WHAT IS BEING ASKED: Only the lines holding the string "with" are needed. Copy each one.

(Charts and diagrams as code)
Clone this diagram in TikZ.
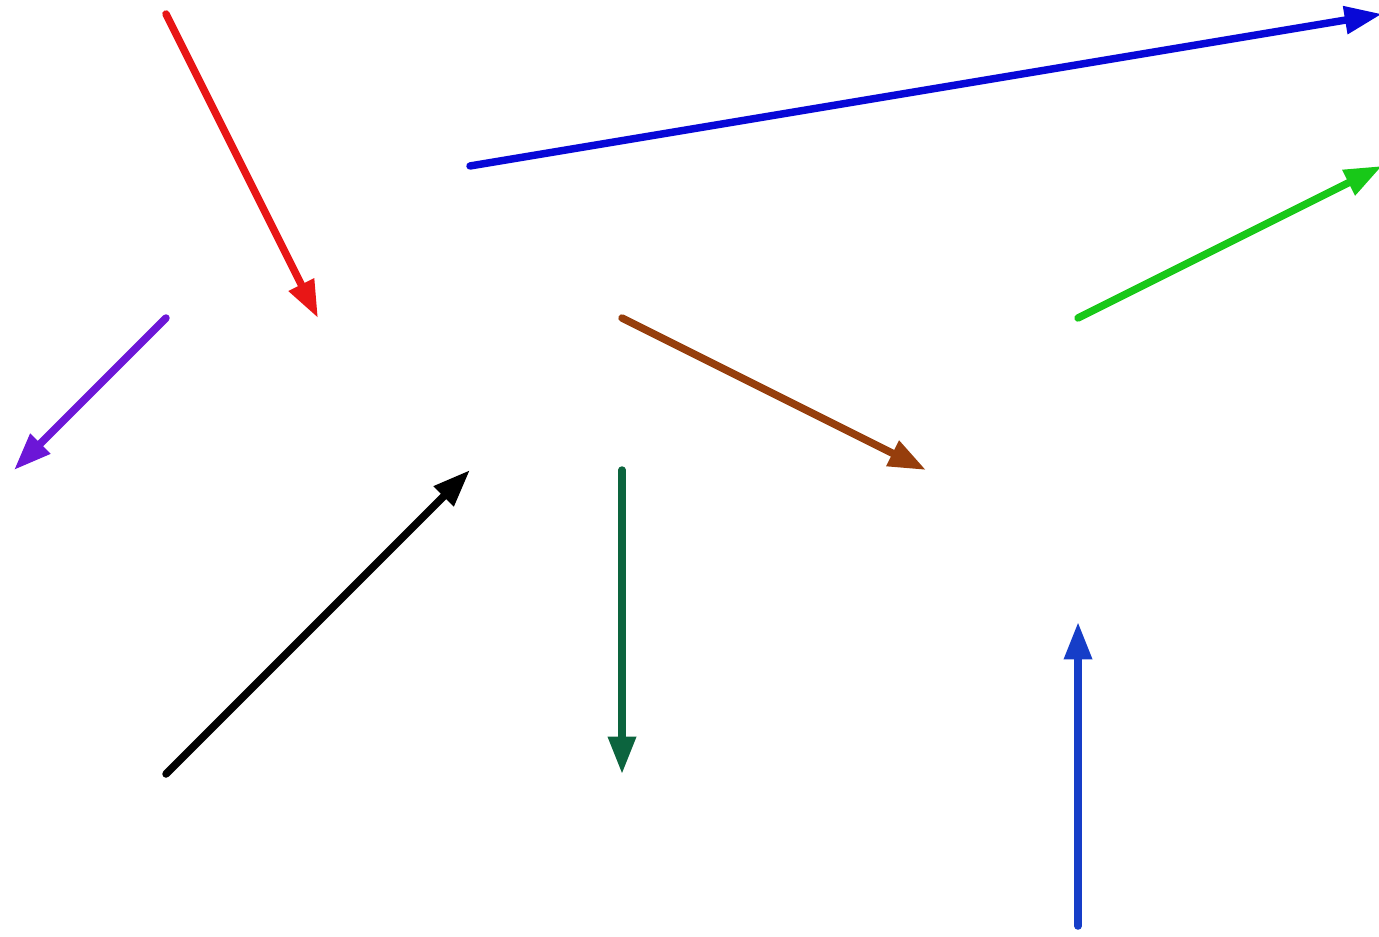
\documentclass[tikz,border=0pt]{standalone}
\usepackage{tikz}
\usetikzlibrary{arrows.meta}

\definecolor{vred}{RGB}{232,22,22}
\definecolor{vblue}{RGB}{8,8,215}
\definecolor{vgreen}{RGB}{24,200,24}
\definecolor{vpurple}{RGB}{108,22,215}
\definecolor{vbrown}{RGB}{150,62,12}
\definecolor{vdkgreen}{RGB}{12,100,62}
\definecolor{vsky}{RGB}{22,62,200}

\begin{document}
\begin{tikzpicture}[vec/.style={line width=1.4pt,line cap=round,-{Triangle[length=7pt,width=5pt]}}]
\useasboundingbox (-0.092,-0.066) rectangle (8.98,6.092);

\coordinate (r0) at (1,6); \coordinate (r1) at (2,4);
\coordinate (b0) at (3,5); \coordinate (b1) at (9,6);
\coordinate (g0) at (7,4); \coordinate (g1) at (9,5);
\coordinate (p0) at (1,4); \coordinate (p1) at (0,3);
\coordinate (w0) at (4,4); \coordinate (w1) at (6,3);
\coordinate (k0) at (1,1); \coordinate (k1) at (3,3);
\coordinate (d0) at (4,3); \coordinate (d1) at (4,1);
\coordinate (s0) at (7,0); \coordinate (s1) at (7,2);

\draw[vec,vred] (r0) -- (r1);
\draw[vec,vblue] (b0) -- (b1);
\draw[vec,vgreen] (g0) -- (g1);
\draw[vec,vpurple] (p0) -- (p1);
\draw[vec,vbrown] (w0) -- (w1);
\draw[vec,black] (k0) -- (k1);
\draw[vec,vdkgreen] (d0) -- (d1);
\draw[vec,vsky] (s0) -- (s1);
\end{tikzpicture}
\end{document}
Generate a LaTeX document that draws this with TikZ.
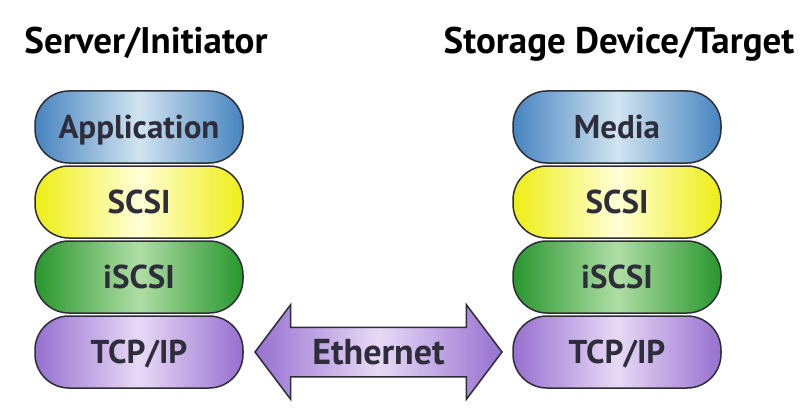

---

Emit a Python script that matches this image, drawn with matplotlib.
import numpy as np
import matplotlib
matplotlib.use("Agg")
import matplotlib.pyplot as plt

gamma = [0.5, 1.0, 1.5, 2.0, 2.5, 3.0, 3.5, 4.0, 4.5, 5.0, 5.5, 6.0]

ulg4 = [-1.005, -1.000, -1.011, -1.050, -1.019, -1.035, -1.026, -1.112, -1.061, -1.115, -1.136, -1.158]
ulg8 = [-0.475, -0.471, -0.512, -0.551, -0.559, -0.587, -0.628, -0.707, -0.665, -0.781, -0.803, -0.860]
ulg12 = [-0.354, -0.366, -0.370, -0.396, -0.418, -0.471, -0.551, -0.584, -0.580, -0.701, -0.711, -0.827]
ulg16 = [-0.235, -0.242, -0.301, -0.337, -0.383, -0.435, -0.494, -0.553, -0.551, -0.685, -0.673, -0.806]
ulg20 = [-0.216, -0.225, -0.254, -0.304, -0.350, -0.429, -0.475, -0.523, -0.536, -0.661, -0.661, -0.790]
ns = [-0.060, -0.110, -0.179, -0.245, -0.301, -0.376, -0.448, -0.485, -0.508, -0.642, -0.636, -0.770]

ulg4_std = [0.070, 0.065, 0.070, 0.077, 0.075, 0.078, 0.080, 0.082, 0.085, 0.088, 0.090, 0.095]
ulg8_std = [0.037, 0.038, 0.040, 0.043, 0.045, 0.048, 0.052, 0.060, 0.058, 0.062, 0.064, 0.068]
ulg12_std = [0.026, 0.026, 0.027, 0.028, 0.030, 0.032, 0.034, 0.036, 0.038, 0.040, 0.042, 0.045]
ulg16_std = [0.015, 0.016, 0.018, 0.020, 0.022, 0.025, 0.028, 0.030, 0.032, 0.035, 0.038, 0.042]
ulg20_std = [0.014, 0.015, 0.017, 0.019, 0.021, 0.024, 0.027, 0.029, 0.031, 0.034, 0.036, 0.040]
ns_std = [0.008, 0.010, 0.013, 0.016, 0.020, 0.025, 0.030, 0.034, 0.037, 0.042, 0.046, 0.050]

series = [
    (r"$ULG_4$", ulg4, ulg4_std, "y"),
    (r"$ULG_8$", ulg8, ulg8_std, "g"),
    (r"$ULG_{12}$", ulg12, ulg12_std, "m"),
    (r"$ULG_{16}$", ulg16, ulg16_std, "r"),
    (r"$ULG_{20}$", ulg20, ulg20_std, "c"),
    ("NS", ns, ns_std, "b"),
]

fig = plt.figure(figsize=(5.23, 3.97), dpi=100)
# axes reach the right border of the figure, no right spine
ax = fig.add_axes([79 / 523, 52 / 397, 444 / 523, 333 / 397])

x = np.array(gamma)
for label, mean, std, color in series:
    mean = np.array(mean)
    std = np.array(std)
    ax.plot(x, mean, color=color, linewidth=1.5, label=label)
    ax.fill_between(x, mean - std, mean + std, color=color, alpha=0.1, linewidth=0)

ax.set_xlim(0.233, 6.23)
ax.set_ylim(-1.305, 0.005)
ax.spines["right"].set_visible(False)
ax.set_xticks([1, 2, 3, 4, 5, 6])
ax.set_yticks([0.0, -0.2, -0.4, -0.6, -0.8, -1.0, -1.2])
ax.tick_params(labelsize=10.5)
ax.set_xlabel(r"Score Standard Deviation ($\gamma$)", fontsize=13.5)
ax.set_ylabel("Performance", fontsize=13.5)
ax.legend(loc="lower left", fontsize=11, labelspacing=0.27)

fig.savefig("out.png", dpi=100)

* * *

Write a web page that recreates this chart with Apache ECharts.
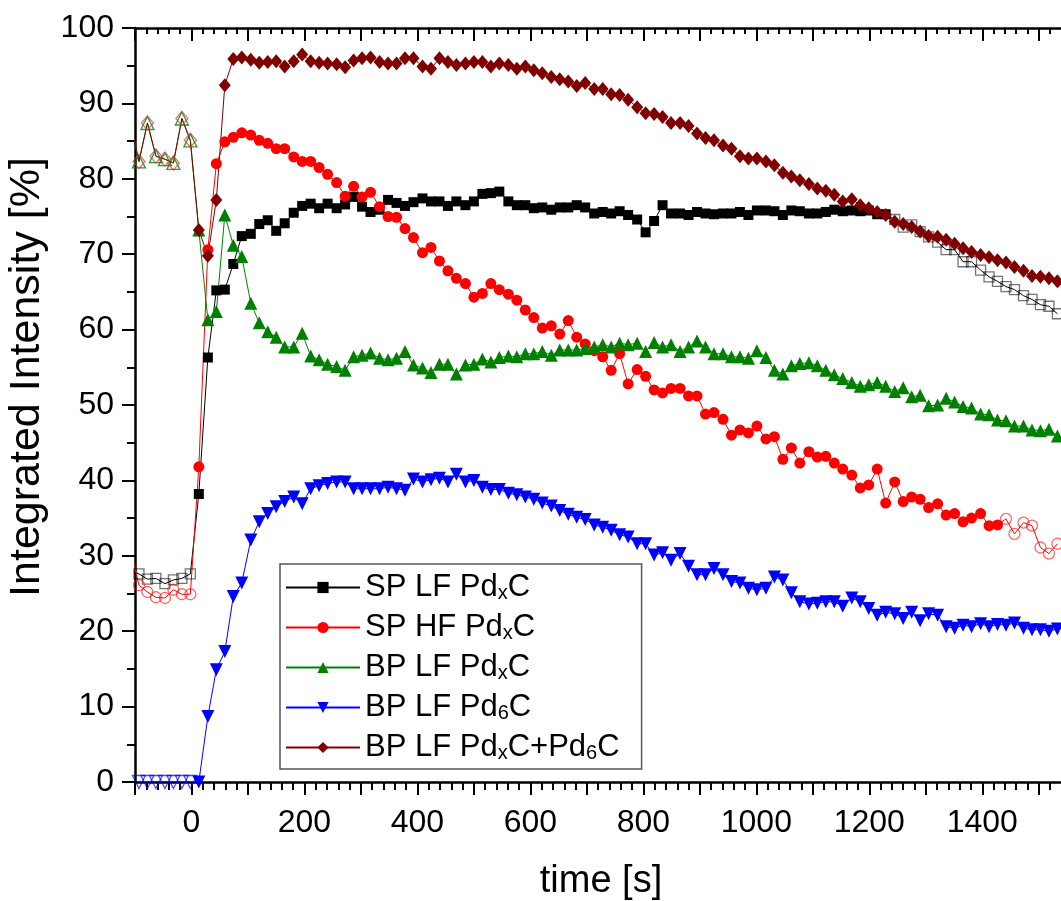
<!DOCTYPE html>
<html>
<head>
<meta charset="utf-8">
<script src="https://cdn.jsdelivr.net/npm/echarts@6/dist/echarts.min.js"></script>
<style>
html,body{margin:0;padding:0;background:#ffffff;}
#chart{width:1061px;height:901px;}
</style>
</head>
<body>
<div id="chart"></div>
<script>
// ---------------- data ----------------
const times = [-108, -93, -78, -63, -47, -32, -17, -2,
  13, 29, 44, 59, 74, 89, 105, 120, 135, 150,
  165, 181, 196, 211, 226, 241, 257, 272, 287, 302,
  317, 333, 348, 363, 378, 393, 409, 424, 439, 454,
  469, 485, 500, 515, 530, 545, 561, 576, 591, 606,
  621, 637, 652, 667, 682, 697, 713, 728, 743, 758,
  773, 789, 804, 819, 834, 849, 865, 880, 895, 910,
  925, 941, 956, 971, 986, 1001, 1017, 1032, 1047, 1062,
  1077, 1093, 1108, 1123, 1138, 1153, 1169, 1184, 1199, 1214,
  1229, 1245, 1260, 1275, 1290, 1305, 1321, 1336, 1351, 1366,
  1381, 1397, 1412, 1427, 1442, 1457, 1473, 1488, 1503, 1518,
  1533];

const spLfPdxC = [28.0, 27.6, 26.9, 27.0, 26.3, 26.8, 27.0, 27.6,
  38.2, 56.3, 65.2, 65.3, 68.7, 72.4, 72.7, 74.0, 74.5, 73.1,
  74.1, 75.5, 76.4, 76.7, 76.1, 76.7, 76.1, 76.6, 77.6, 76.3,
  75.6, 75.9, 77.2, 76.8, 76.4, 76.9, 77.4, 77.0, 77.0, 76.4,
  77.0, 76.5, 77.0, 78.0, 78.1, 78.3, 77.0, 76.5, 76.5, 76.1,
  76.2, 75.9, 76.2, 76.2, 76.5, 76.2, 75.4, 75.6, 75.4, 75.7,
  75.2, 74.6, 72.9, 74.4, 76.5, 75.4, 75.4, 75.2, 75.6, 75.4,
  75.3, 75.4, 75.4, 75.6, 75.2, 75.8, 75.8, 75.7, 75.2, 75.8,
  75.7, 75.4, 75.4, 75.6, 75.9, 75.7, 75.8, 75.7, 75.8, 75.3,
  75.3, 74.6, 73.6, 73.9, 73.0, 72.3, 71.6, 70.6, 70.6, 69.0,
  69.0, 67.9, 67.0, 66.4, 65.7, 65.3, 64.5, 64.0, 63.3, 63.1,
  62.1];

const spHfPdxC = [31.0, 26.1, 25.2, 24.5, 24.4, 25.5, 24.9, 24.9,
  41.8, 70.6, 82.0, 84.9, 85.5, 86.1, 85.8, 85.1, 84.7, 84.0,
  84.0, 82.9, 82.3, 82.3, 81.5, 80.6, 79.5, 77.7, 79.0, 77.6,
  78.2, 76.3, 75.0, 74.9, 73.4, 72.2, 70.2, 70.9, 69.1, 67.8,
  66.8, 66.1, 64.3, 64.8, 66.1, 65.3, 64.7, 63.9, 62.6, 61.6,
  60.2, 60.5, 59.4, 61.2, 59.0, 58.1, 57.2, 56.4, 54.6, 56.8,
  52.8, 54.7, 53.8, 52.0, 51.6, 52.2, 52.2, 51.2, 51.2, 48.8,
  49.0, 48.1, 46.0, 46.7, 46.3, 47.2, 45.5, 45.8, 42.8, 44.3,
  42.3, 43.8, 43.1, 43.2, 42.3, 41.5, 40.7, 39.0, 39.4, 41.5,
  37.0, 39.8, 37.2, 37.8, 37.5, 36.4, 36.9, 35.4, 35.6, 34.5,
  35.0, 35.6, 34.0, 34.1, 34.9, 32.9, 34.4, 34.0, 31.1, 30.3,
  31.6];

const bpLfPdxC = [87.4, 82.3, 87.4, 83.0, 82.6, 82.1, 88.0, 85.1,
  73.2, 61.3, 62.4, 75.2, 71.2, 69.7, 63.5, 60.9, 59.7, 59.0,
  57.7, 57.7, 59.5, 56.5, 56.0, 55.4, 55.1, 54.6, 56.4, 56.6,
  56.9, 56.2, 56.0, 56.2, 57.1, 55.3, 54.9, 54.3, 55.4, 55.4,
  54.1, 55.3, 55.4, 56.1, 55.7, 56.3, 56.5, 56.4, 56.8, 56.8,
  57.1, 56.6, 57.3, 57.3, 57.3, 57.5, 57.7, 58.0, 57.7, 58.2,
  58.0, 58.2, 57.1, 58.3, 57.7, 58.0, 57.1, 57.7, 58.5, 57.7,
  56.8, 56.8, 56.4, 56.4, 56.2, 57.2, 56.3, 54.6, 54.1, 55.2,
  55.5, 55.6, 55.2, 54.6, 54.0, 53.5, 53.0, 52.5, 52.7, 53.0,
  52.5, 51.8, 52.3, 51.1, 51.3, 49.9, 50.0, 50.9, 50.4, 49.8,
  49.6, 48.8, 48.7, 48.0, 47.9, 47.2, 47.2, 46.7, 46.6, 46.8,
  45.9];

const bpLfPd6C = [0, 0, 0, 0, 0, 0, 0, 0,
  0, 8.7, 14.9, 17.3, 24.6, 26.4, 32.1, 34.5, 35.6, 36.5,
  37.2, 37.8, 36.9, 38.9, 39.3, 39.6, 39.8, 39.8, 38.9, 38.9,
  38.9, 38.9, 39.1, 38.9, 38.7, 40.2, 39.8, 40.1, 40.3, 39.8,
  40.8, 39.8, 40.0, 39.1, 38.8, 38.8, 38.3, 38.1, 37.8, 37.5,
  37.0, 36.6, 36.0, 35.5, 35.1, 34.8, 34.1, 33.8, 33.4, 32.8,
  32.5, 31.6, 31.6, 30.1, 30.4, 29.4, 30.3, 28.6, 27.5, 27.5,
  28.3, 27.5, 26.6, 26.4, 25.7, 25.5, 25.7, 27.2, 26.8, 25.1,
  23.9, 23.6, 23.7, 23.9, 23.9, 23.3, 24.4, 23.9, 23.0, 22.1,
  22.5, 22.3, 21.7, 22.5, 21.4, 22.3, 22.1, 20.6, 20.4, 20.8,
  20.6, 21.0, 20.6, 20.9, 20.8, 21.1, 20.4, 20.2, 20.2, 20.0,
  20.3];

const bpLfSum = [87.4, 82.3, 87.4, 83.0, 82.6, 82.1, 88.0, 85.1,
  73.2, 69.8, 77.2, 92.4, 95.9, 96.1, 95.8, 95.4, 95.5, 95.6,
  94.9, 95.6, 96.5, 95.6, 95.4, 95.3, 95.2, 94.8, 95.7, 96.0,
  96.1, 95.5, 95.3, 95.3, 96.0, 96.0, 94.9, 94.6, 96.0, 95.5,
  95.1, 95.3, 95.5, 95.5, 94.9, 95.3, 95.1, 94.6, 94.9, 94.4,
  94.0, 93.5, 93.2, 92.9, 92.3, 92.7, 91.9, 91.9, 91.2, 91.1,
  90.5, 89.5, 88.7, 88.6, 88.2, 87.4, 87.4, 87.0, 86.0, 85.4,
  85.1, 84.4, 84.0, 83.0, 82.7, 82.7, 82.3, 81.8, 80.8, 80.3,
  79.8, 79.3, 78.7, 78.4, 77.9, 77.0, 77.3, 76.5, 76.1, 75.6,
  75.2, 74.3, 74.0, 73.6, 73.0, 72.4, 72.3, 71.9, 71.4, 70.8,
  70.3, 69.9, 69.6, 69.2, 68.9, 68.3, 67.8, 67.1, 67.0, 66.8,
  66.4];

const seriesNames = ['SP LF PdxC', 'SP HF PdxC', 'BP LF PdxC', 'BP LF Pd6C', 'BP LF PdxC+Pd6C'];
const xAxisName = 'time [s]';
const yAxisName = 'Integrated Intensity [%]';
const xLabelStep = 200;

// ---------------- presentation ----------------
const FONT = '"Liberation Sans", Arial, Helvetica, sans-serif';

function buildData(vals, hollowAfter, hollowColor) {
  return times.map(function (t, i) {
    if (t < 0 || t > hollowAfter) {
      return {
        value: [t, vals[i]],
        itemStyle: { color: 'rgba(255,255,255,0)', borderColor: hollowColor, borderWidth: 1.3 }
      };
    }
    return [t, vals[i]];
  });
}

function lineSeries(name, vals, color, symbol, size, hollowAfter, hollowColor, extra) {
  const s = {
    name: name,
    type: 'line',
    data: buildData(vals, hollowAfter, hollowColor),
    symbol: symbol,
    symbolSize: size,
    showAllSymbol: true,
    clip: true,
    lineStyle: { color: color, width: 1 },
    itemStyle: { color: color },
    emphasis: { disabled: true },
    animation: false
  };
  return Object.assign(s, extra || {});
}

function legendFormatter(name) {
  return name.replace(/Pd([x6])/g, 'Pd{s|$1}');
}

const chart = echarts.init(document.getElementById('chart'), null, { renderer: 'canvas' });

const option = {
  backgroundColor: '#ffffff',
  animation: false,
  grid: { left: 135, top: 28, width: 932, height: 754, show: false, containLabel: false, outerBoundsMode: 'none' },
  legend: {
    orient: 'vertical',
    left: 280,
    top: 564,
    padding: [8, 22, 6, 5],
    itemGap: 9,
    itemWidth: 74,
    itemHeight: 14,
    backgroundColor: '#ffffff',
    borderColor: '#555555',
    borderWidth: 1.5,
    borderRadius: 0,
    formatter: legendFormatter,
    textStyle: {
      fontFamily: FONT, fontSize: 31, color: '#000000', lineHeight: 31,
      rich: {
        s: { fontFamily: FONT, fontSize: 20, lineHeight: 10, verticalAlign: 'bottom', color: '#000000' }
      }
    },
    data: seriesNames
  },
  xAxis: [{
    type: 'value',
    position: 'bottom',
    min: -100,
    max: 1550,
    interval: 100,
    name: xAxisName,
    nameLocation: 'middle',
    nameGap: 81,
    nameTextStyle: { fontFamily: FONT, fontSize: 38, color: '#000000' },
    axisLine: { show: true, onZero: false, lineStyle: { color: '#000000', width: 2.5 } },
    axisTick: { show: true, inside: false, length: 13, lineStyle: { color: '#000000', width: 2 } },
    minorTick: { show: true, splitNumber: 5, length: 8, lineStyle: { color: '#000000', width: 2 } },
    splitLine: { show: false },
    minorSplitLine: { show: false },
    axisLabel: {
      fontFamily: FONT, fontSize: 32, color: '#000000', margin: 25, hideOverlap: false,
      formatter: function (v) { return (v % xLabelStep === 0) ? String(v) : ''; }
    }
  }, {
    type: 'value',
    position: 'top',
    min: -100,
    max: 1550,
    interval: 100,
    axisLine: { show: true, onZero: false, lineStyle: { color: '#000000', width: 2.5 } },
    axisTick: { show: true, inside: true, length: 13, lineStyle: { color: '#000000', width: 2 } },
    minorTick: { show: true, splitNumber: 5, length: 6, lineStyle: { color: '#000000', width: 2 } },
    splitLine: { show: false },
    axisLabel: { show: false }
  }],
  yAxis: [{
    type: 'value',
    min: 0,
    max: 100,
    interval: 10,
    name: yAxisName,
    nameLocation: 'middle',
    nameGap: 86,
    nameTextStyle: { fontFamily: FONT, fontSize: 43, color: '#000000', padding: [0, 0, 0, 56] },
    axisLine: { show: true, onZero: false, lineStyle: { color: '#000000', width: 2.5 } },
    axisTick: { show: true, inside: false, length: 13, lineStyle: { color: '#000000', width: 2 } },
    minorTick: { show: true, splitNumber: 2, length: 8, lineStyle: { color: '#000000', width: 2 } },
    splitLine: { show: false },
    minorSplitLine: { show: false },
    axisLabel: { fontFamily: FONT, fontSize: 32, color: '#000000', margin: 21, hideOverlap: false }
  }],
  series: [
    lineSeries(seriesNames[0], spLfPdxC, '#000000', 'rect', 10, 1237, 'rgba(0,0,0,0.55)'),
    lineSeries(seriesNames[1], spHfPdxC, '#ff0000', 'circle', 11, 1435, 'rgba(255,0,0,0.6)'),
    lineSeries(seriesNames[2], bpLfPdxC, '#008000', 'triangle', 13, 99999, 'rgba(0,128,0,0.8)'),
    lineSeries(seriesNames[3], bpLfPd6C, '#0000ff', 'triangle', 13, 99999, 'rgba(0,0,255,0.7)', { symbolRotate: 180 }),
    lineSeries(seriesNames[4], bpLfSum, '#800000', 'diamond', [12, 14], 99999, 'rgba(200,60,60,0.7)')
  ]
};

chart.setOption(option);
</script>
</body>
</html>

ANSWER TO THE EXERCISE:
Generate a LaTeX document that draws this with TikZ.
Emit a Python script that matches this image, drawn with matplotlib.
Write a web page that recreates this chart with Apache ECharts.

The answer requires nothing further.